Carole Wälti, swissinfo.ch

En 2008, la part de personnes touchant des salaires inférieurs à 3500 francs bruts par mois pour un plein temps était de 5,4% en Suisse, soit quelque 138’900 emplois.

La dernière enquête sur les salaires présentée à la mi-novembre par l’Office fédéral de
la statistique (OFS) montre que cette proportion a baissé par rapport à 2006 (6,2% des emplois).

Mais cette même enquête montre aussi que 12,4% des emplois en Suisse sont rémunérés à raison de moins de 4000 francs par mois.

Les postes de travail à bas salaire se concentrent surtout dans l’hôtellerie et restauration, l’agriculture, ainsi que dans le commerce de détail et l’économie domestique.

Ils concernent avant tout les femmes, les jeunes et le personnel peu ou pas qualifié.

Les syndicats estiment eux que, compte tenu des temps partiels, 400’000 personnes peuvent être qualifiées de working poors en Suisse.

En 2008, le salaire médian helvétique s’est élevé à 5823 francs brut par mois, ce qui signifie que la moitié des travailleurs ont gagné davantage et que l’autre moitié ont gagné moins.

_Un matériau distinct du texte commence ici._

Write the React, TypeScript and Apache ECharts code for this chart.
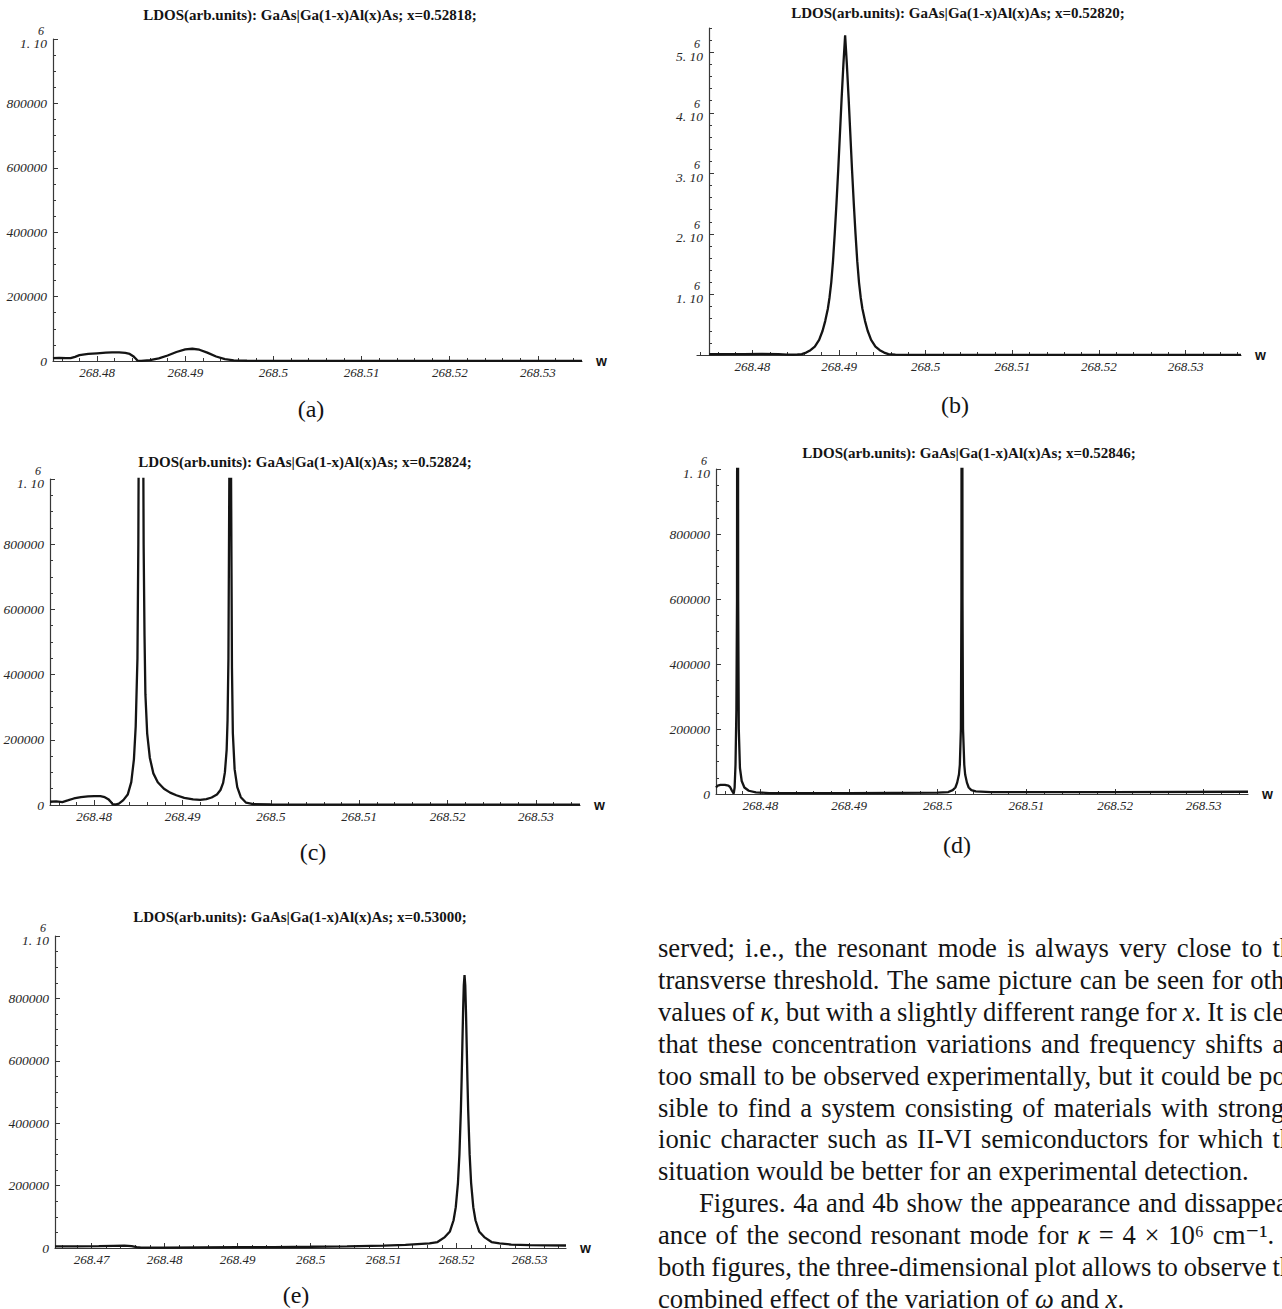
import React, { useEffect, useRef } from 'react';
import * as echarts from 'echarts';

// ---------- data: [w, LDOS] ----------
const panelA: [number, number][] = [
  [268.475, 9000], [268.4757, 10000], [268.4765, 9000], [268.477, 9000], [268.4775, 13000],
  [268.478, 18000], [268.479, 22000], [268.48, 24000], [268.481, 26000], [268.4817, 27000],
  [268.4825, 26500], [268.4832, 25000], [268.4837, 22000], [268.4841, 15000], [268.4844, 7000],
  [268.4846, 1000], [268.485, 500], [268.486, 3000], [268.487, 8000], [268.488, 17000],
  [268.489, 28000], [268.49, 36000], [268.4908, 38000], [268.4916, 35000], [268.4925, 26000],
  [268.4935, 14000], [268.4945, 6000], [268.4955, 2000], [268.497, 800], [268.5, 400],
  [268.51, 300], [268.52, 300], [268.53, 300], [268.535, 300],
];

const panelB: [number, number][] = [
  [268.475, 12000], [268.477, 14000], [268.479, 16000], [268.481, 18000], [268.483, 15000],
  [268.484, 6000], [268.4847, 4000], [268.4852, 8000], [268.4857, 15000], [268.4862, 40000],
  [268.4867, 80000], [268.4872, 140000], [268.4877, 250000], [268.4881, 400000], [268.4884, 560000],
  [268.4887, 760000], [268.4889, 950000], [268.4891, 1200000], [268.4893, 1550000], [268.4895, 2000000],
  [268.4897, 2500000], [268.4899, 3050000], [268.4901, 3650000], [268.4903, 4250000], [268.4905, 4800000],
  [268.4907, 5280000], [268.4909, 4800000], [268.4911, 4250000], [268.4913, 3650000], [268.4915, 3050000],
  [268.4917, 2500000], [268.4919, 2000000], [268.4921, 1550000], [268.4923, 1200000], [268.4925, 950000],
  [268.4927, 760000], [268.493, 560000], [268.4933, 400000], [268.4937, 250000], [268.4942, 140000],
  [268.4947, 80000], [268.4952, 40000], [268.4957, 15000], [268.4965, 5000], [268.498, 2000],
  [268.51, 1000], [268.5364, 1000],
];

const panelC: [number, number][] = [
  [268.475, 10000], [268.4757, 11000], [268.4764, 9000], [268.477, 14000], [268.4777, 20000],
  [268.4785, 24000], [268.4793, 26500], [268.48, 27500], [268.4807, 27000], [268.4812, 24000],
  [268.4816, 18000], [268.4819, 9000], [268.4821, 2000], [268.4824, 1500], [268.4828, 4000],
  [268.4833, 15000], [268.4838, 32000], [268.4842, 70000], [268.4845, 140000], [268.4847, 240000],
  [268.4849, 450000], [268.485, 800000], [268.4851, 1500000], [268.4853, 3000000], [268.4855, 1500000],
  [268.4856, 800000], [268.4857, 520000], [268.4858, 340000], [268.486, 220000], [268.4863, 145000],
  [268.4867, 97000], [268.4872, 70000], [268.4879, 50000], [268.4886, 38000], [268.4893, 30000],
  [268.4902, 22000], [268.4912, 17000], [268.492, 16000], [268.4927, 18000], [268.4933, 23000],
  [268.4939, 32000], [268.4943, 46000], [268.4946, 68000], [268.4948, 100000], [268.495, 170000],
  [268.4951, 260000], [268.4952, 450000], [268.4953, 1000000], [268.4954, 3000000], [268.4955, 1000000],
  [268.4956, 420000], [268.4957, 220000], [268.4959, 110000], [268.4962, 55000], [268.4966, 24000],
  [268.4972, 7000], [268.498, 2500], [268.5, 1500], [268.52, 1200], [268.535, 1200],
];

const panelD: [number, number][] = [
  [268.475, 20000], [268.4752, 26000], [268.4755, 28000], [268.476, 28000], [268.4764, 26000],
  [268.4766, 21000], [268.4768, 10000], [268.477, 1000], [268.4771, 20000], [268.4772, 90000],
  [268.4773, 260000], [268.47737, 600000], [268.47744, 3000000], [268.4775, 600000], [268.47757, 200000],
  [268.4777, 80000], [268.4779, 40000], [268.4782, 20000], [268.4787, 10000], [268.4795, 5000],
  [268.481, 3000], [268.49, 3000], [268.5, 4000], [268.5012, 6000], [268.5017, 12000],
  [268.502, 20000], [268.5022, 35000], [268.5024, 60000], [268.5025, 90000], [268.50262, 200000],
  [268.50268, 600000], [268.50274, 3000000], [268.5028, 600000], [268.50286, 200000], [268.503, 90000],
  [268.5031, 60000], [268.5033, 35000], [268.5035, 20000], [268.5038, 12000], [268.5043, 8000],
  [268.506, 6000], [268.52, 6000], [268.535, 7000],
];

const panelE: [number, number][] = [
  [268.465, 5000], [268.468, 5500], [268.471, 6000], [268.473, 7000], [268.4745, 7500],
  [268.4755, 6000], [268.4762, 2500], [268.4768, 1000], [268.48, 1500], [268.485, 2000],
  [268.49, 2500], [268.495, 3000], [268.5, 4000], [268.505, 5500], [268.51, 7500],
  [268.513, 10000], [268.5163, 15000], [268.5174, 19000], [268.5184, 35000], [268.5191, 53000],
  [268.5196, 89000], [268.5199, 131000], [268.5202, 209000], [268.5204, 300000], [268.5206, 442000],
  [268.5207, 537000], [268.5208, 647000], [268.5209, 756000], [268.521, 842000], [268.5211, 875000],
  [268.5212, 842000], [268.5213, 756000], [268.5214, 647000], [268.5215, 537000], [268.5216, 442000],
  [268.5218, 300000], [268.522, 209000], [268.5223, 131000], [268.5226, 89000], [268.5231, 53000],
  [268.5238, 35000], [268.5248, 19000], [268.5259, 15000], [268.5275, 11000], [268.53, 9000],
  [268.535, 8000],
];

// ---------- tick labels ----------
const xTickValues = [268.48, 268.49, 268.5, 268.51, 268.52, 268.53];
const xTickValuesE = [268.47, 268.48, 268.49, 268.5, 268.51, 268.52, 268.53];
const yTickValues = [0, 200000, 400000, 600000, 800000, 1000000];
const yTickValuesB = [1000000, 2000000, 3000000, 4000000, 5000000];

const concentrations = ['0.52818', '0.52820', '0.52824', '0.52846', '0.53000'];
const panelTags = ['(a)', '(b)', '(c)', '(d)', '(e)'];

const paragraphLines = [
  'served; i.e., the resonant mode is always very close to the',
  'transverse threshold. The same picture can be seen for other',
  'values of *κ*, but with a slightly different range for *x*. It is clear',
  'that these concentration variations and frequency shifts are',
  'too small to be observed experimentally, but it could be pos-',
  'sible to find a system consisting of materials with stronger',
  'ionic character such as II-VI semiconductors for which the',
  'situation would be better for an experimental detection.',
  'Figures. 4a and 4b show the appearance and dissappear-',
  'ance of the second resonant mode for *κ* = 4 × 10⁶ cm⁻¹. In',
  'both figures, the three-dimensional plot allows to observe the',
  'combined effect of the variation of *ω* and *x*.',
];
const paragraphJustified = [true, true, true, true, true, true, true, false, true, true, true, false];
const paragraphIndented = [false, false, false, false, false, false, false, false, true, false, false, false];

// ---------- layout / style ----------
const SERIF = "'Liberation Serif', 'Times New Roman', 'DejaVu Serif', serif";
const SANS = "'Liberation Sans', Arial, 'DejaVu Sans', sans-serif";
const INK = '#141414';
const AXIS = '#383838';
const LABEL = '#262626';

const layouts = [
  { left: 53, top: 39, width: 529, height: 322, xMin: 268.475, xMax: 268.535, yMax: 1e6, yOffset: 0, titleX: 310, titleY: 15, tagX: 311, tagY: 409 },
  { left: 697, top: 28, width: 544, height: 327, xMin: 268.4736, xMax: 268.5364, yMax: 5.4e6, yOffset: -12, titleX: 958, titleY: 13, tagX: 955, tagY: 405 },
  { left: 50, top: 479, width: 530, height: 326, xMin: 268.475, xMax: 268.535, yMax: 1e6, yOffset: 0, titleX: 305, titleY: 462, tagX: 313, tagY: 852 },
  { left: 716, top: 469, width: 532, height: 325, xMin: 268.475, xMax: 268.535, yMax: 1e6, yOffset: 0, titleX: 969, titleY: 453, tagX: 957, tagY: 845 },
  { left: 55, top: 936, width: 511, height: 312, xMin: 268.465, xMax: 268.535, yMax: 1e6, yOffset: 0, titleX: 300, titleY: 917, tagX: 296, tagY: 1295 },
];
const panelData = [panelA, panelB, panelC, panelD, panelE];
const panelXLabels = [xTickValues, xTickValues, xTickValues, xTickValues, xTickValuesE];
const panelYLabels = [yTickValues, yTickValuesB, yTickValues, yTickValues, yTickValues];

const TEXT_LEFT = 658;
const TEXT_RIGHT = 1305;
const TEXT_TOP = 948;
const TEXT_GAP = 31.9;
const TEXT_INDENT = 41;

function minorX(min: number, max: number): number[] {
  const out: number[] = [];
  for (let k = Math.ceil(min * 500 - 1e-6); k / 500 <= max + 1e-9; k++) {
    if (k % 5 !== 0) out.push(k / 500);
  }
  return out;
}
function minorY(max: number): number[] {
  const step = max > 2e6 ? 200000 : 50000;
  const major = max > 2e6 ? 1000000 : 200000;
  const out: number[] = [];
  for (let v = step; v <= max + 1; v += step) if (v % major !== 0) out.push(v);
  return out;
}
function fmtX(v: number): string {
  return String(parseFloat(Number(v).toFixed(3)));
}
function fmtY(v: number): string {
  if (Math.abs(v) < 1) return '0';
  if (v >= 999999) return `{e|6}\n{m|${Math.round(v / 1e6)}. 10}\n{s| }`;
  return String(Math.round(v));
}

function buildParagraph(): any[] {
  const canvas = document.createElement('canvas');
  const ctx = canvas.getContext('2d');
  const measure = (t: string, it: boolean, fs: number) => {
    if (!ctx) return t.length * fs * 0.45;
    ctx.font = `${it ? 'italic ' : ''}${fs}px ${SERIF}`;
    return ctx.measureText(t).width;
  };
  const parse = (w: string) =>
    w.split('*').map((t, j) => ({ t, it: j % 2 === 1 })).filter((p) => p.t.length > 0);
  const wordWidth = (w: string, fs: number) => parse(w).reduce((a, p) => a + measure(p.t, p.it, fs), 0);
  const lineWidth = (line: string, fs: number) => {
    const words = line.split(' ');
    return words.reduce((s, w) => s + wordWidth(w, fs), 0) + (words.length - 1) * measure(' ', false, fs);
  };
  let fs = 26.5;
  const w100 = lineWidth(paragraphLines[7], 100);
  if (w100 > 0) fs = Math.min(30, Math.max(22, (591 / w100) * 100));
  const els: any[] = [];
  paragraphLines.forEach((line, i) => {
    const y = TEXT_TOP + i * TEXT_GAP;
    const x0 = TEXT_LEFT + (paragraphIndented[i] ? TEXT_INDENT : 0);
    const words = line.split(' ');
    const widths = words.map((w) => wordWidth(w, fs));
    const total = widths.reduce((a, b) => a + b, 0);
    let gap = measure(' ', false, fs);
    if (paragraphJustified[i] && words.length > 1) gap = (TEXT_RIGHT - x0 - total) / (words.length - 1);
    let x = x0;
    words.forEach((w, k) => {
      const parts = parse(w);
      const hasIt = parts.some((p) => p.it);
      const text = hasIt ? parts.map((p) => (p.it ? `{i|${p.t}}` : p.t)).join('') : w;
      els.push({
        type: 'text',
        x,
        y,
        silent: true,
        style: {
          text,
          fontSize: fs,
          fontFamily: SERIF,
          fill: INK,
          align: 'left',
          verticalAlign: 'middle',
          rich: hasIt ? { i: { fontSize: fs, fontFamily: SERIF, fontStyle: 'italic', fill: INK } } : undefined,
        },
      });
      x += widths[k] + gap;
    });
  });
  return els;
}

export default function App() {
  const ref = useRef<HTMLDivElement>(null);
  useEffect(() => {
    document.body.style.margin = '0';
    const el = ref.current;
    if (!el) return;
    const chart = echarts.init(el, null, { renderer: 'svg' });

    const grids: any[] = [];
    const xAxes: any[] = [];
    const yAxes: any[] = [];
    const series: any[] = [];
    const graphics: any[] = [];

    layouts.forEach((p, i) => {
      grids.push({ left: p.left, top: p.top, width: p.width, height: p.height, containLabel: false, outerBoundsMode: 'none' });
      xAxes.push({
        type: 'value', gridIndex: i, position: 'bottom', min: p.xMin, max: p.xMax,
        axisLine: { show: true, onZero: false, lineStyle: { color: AXIS, width: 1.2 } },
        axisTick: { show: true, inside: true, length: 5, customValues: panelXLabels[i], lineStyle: { color: AXIS, width: 1 } },
        axisLabel: { show: true, customValues: panelXLabels[i], formatter: fmtX, fontFamily: SERIF, fontStyle: 'italic', fontSize: 13, color: LABEL, margin: 5 },
        splitLine: { show: false },
        name: 'w', nameLocation: 'end', nameGap: 14,
        nameTextStyle: { fontFamily: SANS, fontWeight: 'bold', fontSize: 14, color: INK, align: 'left', verticalAlign: 'middle' },
      });
      xAxes.push({
        type: 'value', gridIndex: i, position: 'bottom', min: p.xMin, max: p.xMax,
        axisLine: { show: false },
        axisTick: { show: true, inside: true, length: 3, customValues: minorX(p.xMin, p.xMax), lineStyle: { color: AXIS, width: 1 } },
        axisLabel: { show: false },
        splitLine: { show: false },
      });
      yAxes.push({
        type: 'value', gridIndex: i, position: 'left', offset: p.yOffset, min: 0, max: p.yMax,
        axisLine: { show: true, onZero: false, lineStyle: { color: AXIS, width: 1.2 } },
        axisTick: { show: true, inside: true, length: 5, customValues: panelYLabels[i], lineStyle: { color: AXIS, width: 1 } },
        axisLabel: {
          show: true, customValues: panelYLabels[i], formatter: fmtY, fontFamily: SERIF, fontStyle: 'italic',
          fontSize: 13.5, color: LABEL, margin: 6, align: 'right',
          rich: {
            e: { fontSize: 12, lineHeight: 11, fontStyle: 'italic', fontFamily: SERIF, color: LABEL, padding: [0, 3, 0, 0] },
            m: { fontSize: 13.5, lineHeight: 14, fontStyle: 'italic', fontFamily: SERIF, color: LABEL },
            s: { fontSize: 3, lineHeight: 3 },
          },
        },
        splitLine: { show: false },
      });
      yAxes.push({
        type: 'value', gridIndex: i, position: 'left', offset: p.yOffset, min: 0, max: p.yMax,
        axisLine: { show: false },
        axisTick: { show: true, inside: true, length: 3, customValues: minorY(p.yMax), lineStyle: { color: AXIS, width: 1 } },
        axisLabel: { show: false },
        splitLine: { show: false },
      });
      series.push({
        type: 'line', xAxisIndex: 2 * i, yAxisIndex: 2 * i, data: panelData[i],
        showSymbol: false, symbol: 'none', smooth: false, clip: true,
        lineStyle: { color: INK, width: 2.3 }, itemStyle: { color: INK },
        emphasis: { disabled: true }, silent: true,
      });
      graphics.push({
        type: 'text', x: p.titleX, y: p.titleY, silent: true,
        style: {
          text: `LDOS(arb.units): GaAs|Ga(1-x)Al(x)As; x=${concentrations[i]};`,
          fontFamily: SERIF, fontWeight: 'bold', fontSize: 15, fill: INK, align: 'center', verticalAlign: 'middle',
        },
      });
      graphics.push({
        type: 'text', x: p.tagX, y: p.tagY, silent: true,
        style: { text: panelTags[i], fontFamily: SERIF, fontSize: 24, fill: INK, align: 'center', verticalAlign: 'middle' },
      });
    });

    const paragraph = buildParagraph();

    chart.setOption({
      animation: false,
      backgroundColor: '#ffffff',
      grid: grids,
      xAxis: xAxes,
      yAxis: yAxes,
      series,
      graphic: { elements: [...graphics, ...paragraph] },
    });
    return () => chart.dispose();
  }, []);
  return <div ref={ref} style={{ width: 1282, height: 1309, background: '#fff' }} />;
}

En Suisse, 50% environ des salariés sont couverts par une convention collective de travail (CCT). Ce taux a tendance à augmenter.

Mais il reste relativement faible en comparaison avec d’autres pays européens, où entre 70 et 90% des travailleurs bénéficient d’une couverture comparable.

En Suisse, toutes les conventions ne contiennent pas des dispositions qui règlementent les salaires.

Seuls les trois-quarts des 615 CCT et 76 contrats-type de travail (CTT) enregistrés en 2007 font référence à une réglementation salariale.

Cela signifie qu’en 2007, seuls 31% environ des employés en Suisse étaient couverts par un texte assurant des salaires minimaux en 2007.